Q. But this is also our only chance. We don't have any other sort of ideologies that can sort out any of the enormous problems that we have got into through the thinking that we are saying is now out of date.
A. (10.57) I think the kind of hopes that get invested in the net are a kind of yearning for doing something better, more effective, for more collaborative and for recovering a sense of common purposes and a sense of hope about the future that politics has completely lost. So the hope we are investing in these communities is a reflection of a kind of despair at the other options available to us but it is all also a reflection that they bring back to life for people the things that they value: they value the common, they value things that our shared, they want to be participants, they want to collaborate with other people, they want to achieve things together and these are things often that they find difficult in big organisations. So in many ways the hopes that invest in it are filling the void that the collapse of politics has left behind.
Q. Why are you doing this? What are you working towards? What are you trying to achieve?

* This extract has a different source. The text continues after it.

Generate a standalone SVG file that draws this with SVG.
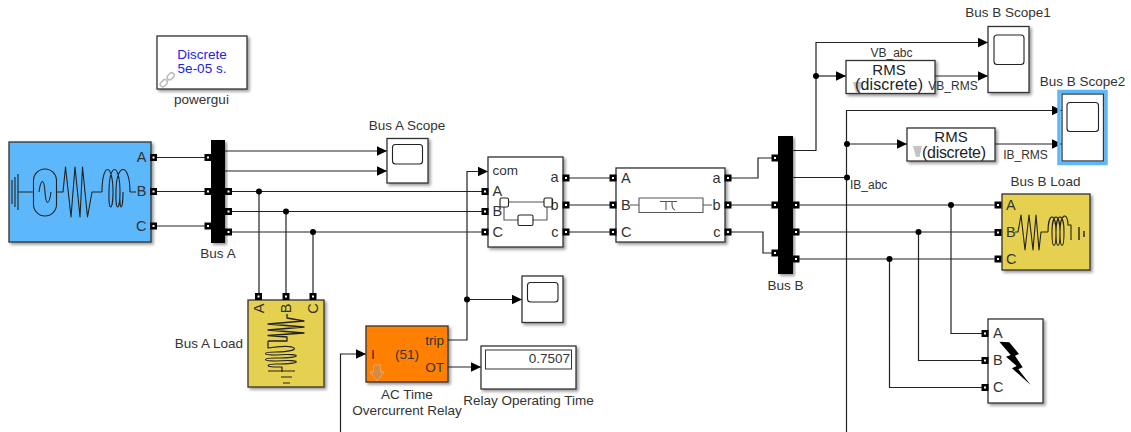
<svg xmlns="http://www.w3.org/2000/svg" width="1131" height="432" viewBox="0 0 1131 432">
<style>
text{font-family:"Liberation Sans",Arial,sans-serif;font-size:13.5px;fill:#333}
.m{text-anchor:middle}.e{text-anchor:end}
.l{font-size:12px}
.r{font-size:15px;fill:#222}
.d{font-size:16px;fill:#222}
.b{fill:#fff;stroke:#333;stroke-width:1.3;filter:url(#sh)}
.i{fill:none;stroke:#222;stroke-width:1.1;stroke-linejoin:round}
.w{fill:none;stroke:#222;stroke-width:1.2}
.a{marker-end:url(#ar)}
.j{fill:#000;stroke:none}
.t text{font-size:14.5px}
</style>
<defs>
<filter id="sh" x="-15%" y="-15%" width="135%" height="135%"><feDropShadow dx="2" dy="2" stdDeviation="1.6" flood-color="#000" flood-opacity="0.4"/></filter>
<marker id="ar" markerUnits="userSpaceOnUse" markerWidth="11" markerHeight="10" refX="10.5" refY="5" orient="auto"><path d="M0 0L10.5 5L0 10z" fill="#000"/></marker>
<g id="p"><rect x="-3.5" y="-3.5" width="7" height="7" fill="#000"/><rect x="-1" y="-1" width="2" height="2" fill="#fff"/></g>
</defs>

<g id="connectors" class="w">
<path d="M153 157.500H208M153 191.500H208M153 226H208"/>
<path class="a" d="M225 151H387"/>
<path class="a" d="M225 171H387"/>
<path d="M229 191.500H485M229 211.500H485M229 232H485"/>
<path d="M259 191.500V296M286 211.500V296M313 232V296"/>
<path d="M566 178H613M566 205H613M566 232H613"/>
<path d="M728 178H758V158H775M728 205H775M728 232H763V253H775"/>
<path class="a" d="M447 340H467V171.500H488"/>
<path class="a" d="M467 299.500H522"/>
<path class="a" d="M447 367H481"/>
<path class="a" d="M340.500 432V354H366"/>
<path class="a" d="M793 150.500H816V42.500H988"/>
<path class="a" d="M816 76H846"/>
<path class="a" d="M935 76H988"/>
<path d="M793 177.500H847"/>
<path class="a" d="M846.500 432V110.500H1062"/>
<path class="a" d="M847 144H907"/>
<path class="a" d="M995 144H1062"/>
<path d="M796 205H998M796 232H998M796 259H998"/>
<path d="M951 205V333.500H985M918.500 232V360.500H985M889.500 259V387.500H985"/>
<g class="j">
<circle cx="259" cy="191.500" r="3"/><circle cx="286" cy="211.500" r="3"/><circle cx="313" cy="232" r="3"/>
<circle cx="467" cy="299.500" r="3"/><circle cx="816" cy="76" r="3"/><circle cx="847" cy="144" r="3"/><circle cx="847" cy="177.500" r="3"/>
<circle cx="951" cy="205" r="3"/><circle cx="918.500" cy="232" r="3"/><circle cx="889.500" cy="259" r="3"/>
</g>
</g>

<g id="powergui">
<rect class="b" x="157" y="36" width="90" height="53"/>
<text class="m" x="202" y="59" style="fill:#2222ee">Discrete</text>
<text class="m" x="202" y="73" style="fill:#2222ee">5e-05 s.</text>
<g fill="none" stroke="#bbb" stroke-width="1.500">
<rect x="-5" y="-2.500" width="8" height="5" rx="2.500" transform="translate(164.500 82.500) rotate(-45)"/>
<rect x="-3" y="-2.500" width="8" height="5" rx="2.500" transform="translate(170 77) rotate(-45)"/>
</g>
<text class="m" x="201.500" y="104">powergui</text>
</g>

<g id="source" class="t">
<rect class="b" x="9" y="142" width="142" height="100" style="fill:#5cb8fb"/>
<path class="i" d="M12 180V204M15 177V207M18 174V210M18 192H33"/>
<rect class="i" x="33.500" y="169" width="23" height="47" rx="11.500"/>
<path class="i" d="M39 192C41 178 44 178 45 192C46 206 49 206 51 192"/>
<path class="i" d="M57 192H63L65.500 167L71 217L75 167L80 217L82.500 167L87.500 217L92 192H102"/>
<path class="i" d="M102 192C102 162 113 162 113 192C113 212 108 212 109 192C109 162 120 162 120 192C120 212 115 212 116 192C116 162 130 162 130 192V192M123 192C123 212 119 212 120 192M130 192H136"/>
<text class="e" x="146.500" y="162">A</text><text class="e" x="146.500" y="196">B</text><text class="e" x="146.500" y="230.500">C</text>
<use href="#p" x="153.500" y="157.500"/><use href="#p" x="153.500" y="191.500"/><use href="#p" x="153.500" y="226"/>
</g>

<g id="bus-a">
<rect x="211" y="140" width="14" height="103" fill="#000" filter="url(#sh)"/>
<use href="#p" x="208" y="157.500"/><use href="#p" x="208" y="191.500"/><use href="#p" x="208" y="226"/>
<use href="#p" x="228.500" y="191.500"/><use href="#p" x="228.500" y="211.500"/><use href="#p" x="228.500" y="232"/>
<text class="m" x="218" y="258">Bus A</text>
</g>

<g id="bus-a-scope">
<rect class="b" x="387" y="138.500" width="41" height="44.500"/>
<rect class="i" x="392.500" y="144.500" width="30" height="19.500" rx="3"/>
<text class="m" x="407" y="130">Bus A Scope</text>
</g>

<g id="bus-a-load">
<rect class="b" x="248" y="300" width="76" height="87" style="fill:#e6d04f"/>
<g class="t">
<text class="m" transform="translate(264 308.500) rotate(-90)" x="0" y="0">A</text>
<text class="m" transform="translate(291 308.500) rotate(-90)" x="0" y="0">B</text>
<text class="m" transform="translate(318 308.500) rotate(-90)" x="0" y="0">C</text>
</g>
<path class="i" d="M287 314V318L304 321L268 324L304 327L268 330L304 333L268 335.500L287 337V341H268" style="stroke-width:1.300"/>
<path class="i" d="M268 341V348C300 343 303 352 276 352C262 352 262 355 276 355C303 353 303 358 276 358C262 358 262 361 276 361C303 359 303 364 276 364C266 364 266 367 274 367H282V372" style="stroke-width:1.200"/>
<path class="i" d="M268 371H295M281 377H292M283 383H290" style="stroke-width:1.200"/>
<use href="#p" x="258.500" y="296.500"/><use href="#p" x="286" y="296.500"/><use href="#p" x="313" y="296.500"/>
<text class="e" x="243" y="348">Bus A Load</text>
</g>

<g id="relay">
<rect class="b" x="366" y="326" width="82" height="56" style="fill:#ff8000"/>
<text x="371" y="359">I</text><text class="m" x="407" y="359">(51)</text>
<text class="e" x="444" y="345">trip</text><text class="e" x="444" y="372">OT</text>
<path d="M373.500 365H380.500V372H384L377 381L370 372H373.500z" fill="#d9893a" stroke="#e8a468"/>
<text class="m" x="407" y="399">AC Time</text>
<text class="m" x="407" y="415">Overcurrent Relay</text>
</g>

<g id="switch" class="t">
<rect class="b" x="488" y="157" width="75" height="90"/>
<text x="492.500" y="175" style="font-size:13.500px">com</text>
<text x="492.500" y="196">A</text><text x="492.500" y="216">B</text><text x="492.500" y="237">C</text>
<text class="e" x="558.500" y="182">a</text><text class="e" x="558.500" y="209.500">b</text><text class="e" x="558.500" y="236.500">c</text>
<path class="i" d="M508.500 202H544M504 207V220H518M533 220H547V207" style="stroke:#555"/>
<rect class="i" x="500" y="198" width="8.500" height="9" rx="1.500"/><rect class="i" x="544" y="198" width="8.500" height="9" rx="1.500"/><rect class="i" x="518" y="215" width="15" height="10.500" rx="1.500"/>
<use href="#p" x="485" y="191.500"/><use href="#p" x="485" y="211.500"/><use href="#p" x="485" y="232"/>
<use href="#p" x="566" y="178"/><use href="#p" x="566" y="205"/><use href="#p" x="566" y="232"/>
</g>

<g id="scope-trip">
<rect class="b" x="522" y="276" width="41" height="46.500"/>
<rect class="i" x="527.500" y="282.500" width="30.500" height="19.500" rx="3"/>
</g>

<g id="relay-display">
<rect class="b" x="481" y="346" width="95" height="43"/>
<rect x="485.500" y="350" width="86" height="19" fill="#fff" stroke="#333" stroke-width="1"/>
<text class="e" x="570" y="362.500">0.7507</text>
<text class="m" x="528.500" y="405">Relay Operating Time</text>
</g>

<g id="line" class="t">
<rect class="b" x="616" y="168" width="109" height="74"/>
<text x="621" y="183">A</text><text x="621" y="210">B</text><text x="621" y="237">C</text>
<text class="e" x="720.500" y="183">a</text><text class="e" x="720.500" y="210">b</text><text class="e" x="720.500" y="237">c</text>
<rect class="i" x="639" y="198" width="64" height="14.500" style="stroke:#555"/>
<path class="i" d="M630 205H639M703 205H712M660 201.500H677M666 201.500V210M672 201.500C672 206 672 209 675 210" style="stroke:#555"/>
<use href="#p" x="613" y="178"/><use href="#p" x="613" y="205"/><use href="#p" x="613" y="232"/>
<use href="#p" x="728" y="178"/><use href="#p" x="728" y="205"/><use href="#p" x="728" y="232"/>
</g>

<g id="bus-b">
<rect x="778" y="136" width="15" height="138" fill="#000" filter="url(#sh)"/>
<use href="#p" x="775" y="158"/><use href="#p" x="775" y="205"/><use href="#p" x="775" y="253"/>
<use href="#p" x="796" y="205"/><use href="#p" x="796" y="232"/><use href="#p" x="796" y="259"/>
<text class="m" x="785.500" y="290">Bus B</text>
</g>

<g id="rms-v">
<rect class="b" x="846" y="60.500" width="89" height="33"/>
<path d="M853 82H862L859.500 93H856z" fill="#c4c4c4"/>
<text class="m r" x="889" y="75">RMS</text>
<text class="d" x="855" y="90" textLength="68">(discrete)</text>
</g>

<g id="bus-b-scope1">
<rect class="b" x="988" y="26.500" width="41" height="66"/>
<rect class="i" x="994" y="35" width="30" height="29.500" rx="3"/>
<text class="m" x="1008" y="17">Bus B Scope1</text>
</g>

<g id="rms-i">
<rect class="b" x="907" y="128" width="88" height="33"/>
<path d="M913 146H922L919.500 157H916z" fill="#c4c4c4"/>
<text class="m r" x="951" y="142">RMS</text>
<text class="d" x="922" y="158" textLength="64">(discrete)</text>
</g>

<g id="bus-b-scope2">
<rect x="1059" y="91.500" width="47" height="72" fill="none" stroke="#5cb8fb" stroke-width="3.500"/>
<rect class="b" x="1062" y="94" width="41.500" height="67" style="filter:none"/>
<rect class="i" x="1067" y="102.500" width="31.500" height="29" rx="3"/>
<text class="m" x="1082.500" y="86">Bus B Scope2</text>
</g>

<g id="bus-b-load">
<rect class="b" x="1002" y="194" width="88" height="76" style="fill:#e6d04f"/>
<g class="t"><text x="1006" y="210">A</text><text x="1006" y="237">B</text><text x="1006" y="264">C</text></g>
<path class="i" d="M1015 232H1018L1021 215L1025 250L1029 215L1033 250L1036 215L1039 250L1041 232H1048"/>
<path class="i" d="M1048 232C1048 212 1056 212 1056 232C1056 250 1052 250 1052 232C1052 212 1060 212 1060 232C1060 250 1056 250 1056 232C1056 212 1064 212 1064 232C1064 250 1060 250 1060 232C1060 212 1068 212 1068 225H1071V240"/>
<path class="i" d="M1079 227V240M1084 231V237" style="stroke-width:1.400"/>
<use href="#p" x="998" y="205"/><use href="#p" x="998" y="232.500"/><use href="#p" x="998" y="259"/>
<text class="m" x="1045.500" y="186">Bus B Load</text>
</g>

<g id="fault" class="t">
<rect class="b" x="988" y="319" width="55" height="84"/>
<text x="993" y="338">A</text><text x="993" y="365">B</text><text x="993" y="392">C</text>
<path d="M999.300 341.700L1009.300 342.300L1019 354L1015 355.700L1022.700 367.300L1018.300 369.300L1030.700 385L1012 368.300L1016.700 366L1006 356.700L1010.700 355z" fill="#000"/>
<use href="#p" x="985" y="333.500"/><use href="#p" x="985" y="360.500"/><use href="#p" x="985" y="387.500"/>
</g>

<g id="signal-labels">
<text class="m l" x="891.500" y="57">VB_abc</text>
<text class="m l" x="953" y="90">VB_RMS</text>
<text class="m l" x="1025.500" y="159">IB_RMS</text>
<text class="l" x="850" y="189">IB_abc</text>
</g>
</svg>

A. What I am working towards is I think these technologies have huge potential to allow people to play different roles in life and in work and in society and to create a more participative, more collaborative culture in which more people get the experience of being creative, of being agents, of being in control but also of sharing in finding out with other people and I think those are really basic things which make societies stronger and make them innovative, more democratic, more equal and give more people a sense of freedom. That is why it is important in the long run. It is not about how many friends you have on a social network site. It is not about sharing music. It is fundamentally about whether it makes more people free, whether it gives more people a voice in democracy and whether it makes society more equal and I think, on those counts, the web is probably our best hope in many ways for creating a society which can achieve those things.